I was thinking about solving this, but it's looking to be quite a task. If I take this one by myself, I'll likely write it several different ways and pick the best, so I thought I'd ask this question to see if there's a good library that solves this already or if anyone has thoughts/advice.
void OffsetMemCpy(u8* pDest, u8* pSrc, u8 srcBitOffset, size size)
{
// Or something along these lines. srcBitOffset is 0-7, so the pSrc buffer
// needs to be up to one byte longer than it would need to be in memcpy.
// Maybe explicitly providing the end of the buffer is best.
// Also note that pSrc has NO alignment assumptions at all.
}
My application is time critical so I want to nail this with minimal overhead. This is the source of the difficulty/complexity. In my case, the blocks are likely to be quite small, perhaps 4-12 bytes, so big-scale memcpy stuff (e.g. prefetch) isn't that important. The best result would be the one that benches fastest for constant 'size' input, between 4 and 12, for randomly unaligned src buffers.
- Memory should be moved in word sized blocks whenever possible
- Alignment of these word sized blocks is important. pSrc is unaligned, so we may need to read a few bytes off the front until it is aligned.
Anyone have, or know of, a similar implemented thing? Or does anyone want to take a stab at writing this, getting it to be as clean and efficient as possible?

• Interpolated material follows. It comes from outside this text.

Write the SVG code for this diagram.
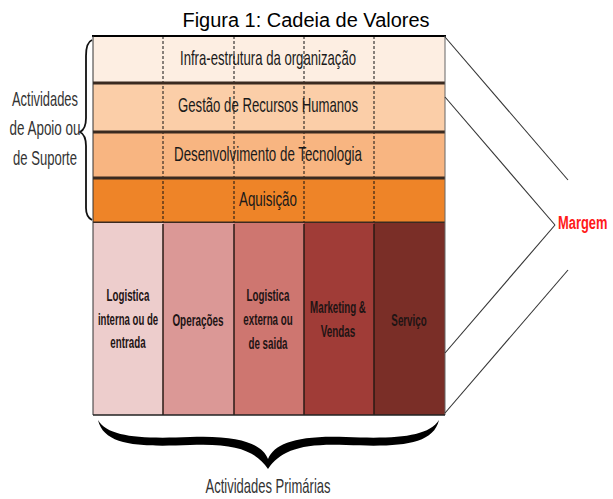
<svg xmlns="http://www.w3.org/2000/svg" width="613" height="499" viewBox="0 0 613 499">
<style>
.t{font-family:"Liberation Sans",Arial,sans-serif;fill:#1a1a1a}
.row{font-size:21px;text-anchor:middle}
.pri{font-size:16px;font-weight:bold;text-anchor:middle;fill:#1e1414}
.side{font-size:21px;text-anchor:middle;fill:#333}
.title{font-size:20px;text-anchor:middle;fill:#000}
.marg{font-size:19px;font-weight:bold;fill:#FF1A1A}
.dash{stroke:#111;stroke-width:1;stroke-dasharray:3 2}
.sep{stroke:#2a1a14;stroke-width:1.5}
.div{stroke:#3a2a20;stroke-width:3}
.m{stroke:#333;stroke-width:1.1;fill:none}
</style>
<rect width="613" height="499" fill="#fff"/>
<text class="t title" x="306" y="27" textLength="247" lengthAdjust="spacingAndGlyphs">Figura 1: Cadeia de Valores</text>

<g id="support">
  <g id="infra"><rect x="93" y="36" width="352" height="47" fill="#FDEEE2"/>
    <text class="t row" x="268" y="65" textLength="176" lengthAdjust="spacingAndGlyphs">Infra-estrutura da organização</text></g>
  <g id="rh"><rect x="93" y="83" width="352" height="49" fill="#FBCEA8"/>
    <text class="t row" x="268" y="112" textLength="180" lengthAdjust="spacingAndGlyphs">Gestão de Recursos Humanos</text></g>
  <g id="tec"><rect x="93" y="132" width="352" height="46" fill="#F8B581"/>
    <text class="t row" x="268" y="161" textLength="188" lengthAdjust="spacingAndGlyphs">Desenvolvimento de Tecnologia</text></g>
  <g id="aq"><rect x="93" y="178" width="352" height="45" fill="#EE8428"/>
    <text class="t row" x="268" y="206" textLength="58" lengthAdjust="spacingAndGlyphs">Aquisição</text></g>
  <line class="dash" x1="163" y1="36" x2="163" y2="223"/>
  <line class="dash" x1="234" y1="36" x2="234" y2="223"/>
  <line class="dash" x1="304" y1="36" x2="304" y2="223"/>
  <line class="dash" x1="374" y1="36" x2="374" y2="223"/>
  <line class="div" x1="93" y1="83" x2="445" y2="83"/>
  <line class="div" x1="93" y1="132" x2="445" y2="132"/>
  <line class="div" x1="93" y1="178" x2="445" y2="178"/>
  <line class="div" x1="93" y1="223" x2="445" y2="223"/>
</g>

<g id="primary">
  <g id="p1"><rect x="93" y="223" width="70" height="192" fill="#EDCDCC"/>
    <text class="t pri" transform="translate(128 301) scale(0.61 1)">Logistica</text>
    <text class="t pri" transform="translate(128 325) scale(0.6 1)">interna ou de</text>
    <text class="t pri" transform="translate(128 348) scale(0.61 1)">entrada</text></g>
  <g id="p2"><rect x="163" y="223" width="71" height="192" fill="#DB9896"/>
    <text class="t pri" transform="translate(198 326) scale(0.62 1)">Operações</text></g>
  <g id="p3"><rect x="234" y="223" width="70" height="192" fill="#CE7670"/>
    <text class="t pri" transform="translate(268 301) scale(0.61 1)">Logistica</text>
    <text class="t pri" transform="translate(268 325) scale(0.61 1)">externa ou</text>
    <text class="t pri" transform="translate(268 349) scale(0.61 1)">de saida</text></g>
  <g id="p4"><rect x="304" y="223" width="70" height="192" fill="#A03C37"/>
    <text class="t pri" transform="translate(338 313) scale(0.61 1)">Marketing &amp;</text>
    <text class="t pri" transform="translate(338 337) scale(0.62 1)">Vendas</text></g>
  <g id="p5"><rect x="374" y="223" width="71" height="192" fill="#7A2E27"/>
    <text class="t pri" transform="translate(409 326) scale(0.61 1)">Serviço</text></g>
  <line class="sep" x1="163" y1="224" x2="163" y2="415"/>
  <line class="sep" x1="234" y1="224" x2="234" y2="415"/>
  <line class="sep" x1="304" y1="224" x2="304" y2="415"/>
  <line class="sep" x1="374" y1="224" x2="374" y2="415"/>
</g>

<g id="frame" fill="none">
  <line x1="92" y1="36" x2="446" y2="36" stroke="#000" stroke-width="2.2"/>
  <line x1="93" y1="36" x2="93" y2="415" stroke="#333" stroke-width="1"/>
  <line x1="445" y1="36" x2="445" y2="415" stroke="#666" stroke-width="1"/>
  <line x1="93" y1="415" x2="445" y2="415" stroke="#222" stroke-width="1.5"/>
</g>

<g id="connectors">
  <line class="m" x1="445" y1="37" x2="568" y2="180"/>
  <line class="m" x1="445" y1="97" x2="555" y2="225"/>
  <line class="m" x1="555" y1="225" x2="445" y2="353"/>
  <line class="m" x1="568" y1="270" x2="445" y2="413"/>
  <path d="M92,40 C87,42 86,48 86,56 L86,118 C86,126 84,130 80,132 C84,134 86,138 86,146 L86,208 C86,214 88,218 92,220" fill="none" stroke="#111" stroke-width="1.8"/>
  <path d="M98,420 C108,437 140,439 190,437 C240,435 262,444 268,459 C274,444 296,435 346,437 C396,439 428,437 439,420 C433,446 396,447 346,445 C300,443 280,451 268,469 C256,451 236,443 190,445 C140,447 104,446 98,420 Z" fill="#000"/>
</g>

<g id="labels">
  <text class="t side" x="45" y="106" textLength="66" lengthAdjust="spacingAndGlyphs">Actividades</text>
  <text class="t side" x="45" y="135" textLength="71" lengthAdjust="spacingAndGlyphs">de Apoio ou</text>
  <text class="t side" x="45" y="165" textLength="64" lengthAdjust="spacingAndGlyphs">de Suporte</text>
  <text class="t side" x="268" y="493" textLength="125" lengthAdjust="spacingAndGlyphs">Actividades Primárias</text>
  <text class="t marg" transform="translate(558 229) scale(0.68 1)">Margem</text>
</g>
</svg>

Edit: It seems people are voting this "close" for "too broad". A few narrowing details would be AMD64 is the preferred architecture, so lets assume that. This means little endian etc. The implementation would hopefully fit well within the size of an answer so I don't think this is too broad. I'm asking for answers that are a single implementation at a time, even though there are a few approaches.